FAITHLESS, TALES OF TRANSGRESSION, by Joyce Carol Oates; The Ecco Press; 386 pages. $27.
Joyce Carol Oates understands the mind of a murderer. She understands obsession. She can explain the burden of caring too deeply — or the burden of being cared for too deeply.
In this, she is like Dostoevski, or like Poe. She knows that anyone could love a killer; anyone could raise one. Maybe you could even kill someone yourself. You could easily become a victim, an object of someone else's obsession.
Her new book of short stories, titled "Faithless," proves Oates' mastery. It proves her mastery of understanding, as well as her mastery of storytelling and suspense.
One of the stories, "Questions," begins like this, with a question: She was 31 years old, her lover was 20 years old, should that have worried her? She knew it was a mistake to get involved with him, but she couldn't have prevented it from happening. She hadn't known he was suicidal at the time.

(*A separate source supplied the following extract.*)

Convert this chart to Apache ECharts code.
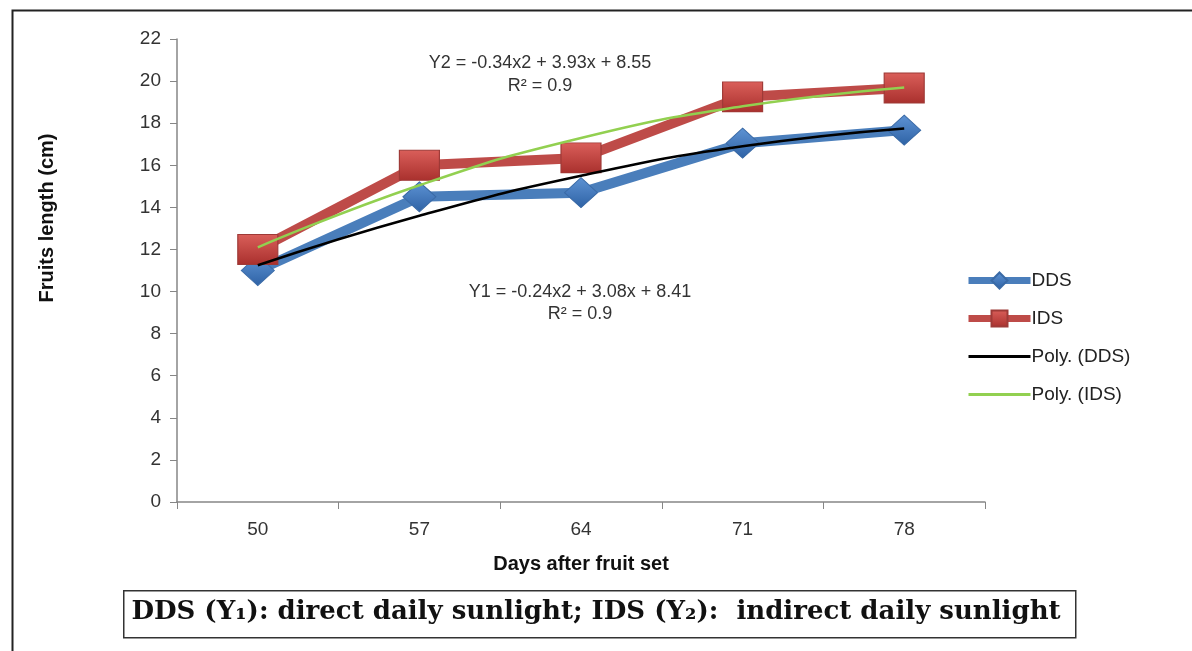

There are certain reoccurring themes and symbols in this collection of stories. In several stories, an older woman finds herself in a position where she is supposed to be protecting a young man — but instead, she becomes attracted to him.
There are also several scarves in these stories. In two stories, the final scene is of a woman holding fast to a square of pretty silk. Perhaps scarves are meant to symbolize the ephemeral (or maybe they are merely the author's favorite fashion accessory).
Yet, not every story is told from a woman's point of view. Oates is equally adept at portraying the mind of a demented male. In fact, if you want a glimpse into the minds of the Columbine killers, or of the Mendez brothers — read Joyce Carol Oates. Nothing you read in the newspapers can bring you this close to understanding why a boy might kill.
And just as intriguing as Oates' understanding of the murderer's heart, is her understanding of the ways in which knowing about evil can, in itself, be harmful.
In the first story in the collection, "Au Sable," a man gets a telephone call from his elderly father-in-law. The father-in-law and mother-in-law are on their way to a remote cabin, in order to take an overdose of sleeping pills. The man tries to reason with his father-in-law, tries to talk him out of it. He fails.
The eerie part of the story comes at the end, when the man's wife comes home and he doesn't tell her, and the reader realizes that their relationship will never be the same. Evil begets another generation of evil.
At the end of the book, there are two stories about storytellers. Can the people who tell murder stories remain untouched? In telling evil, are they telling what is in their own hearts? Or do their hearts become forever changed by the telling?
More questions.
Oates raises many intriguing questions.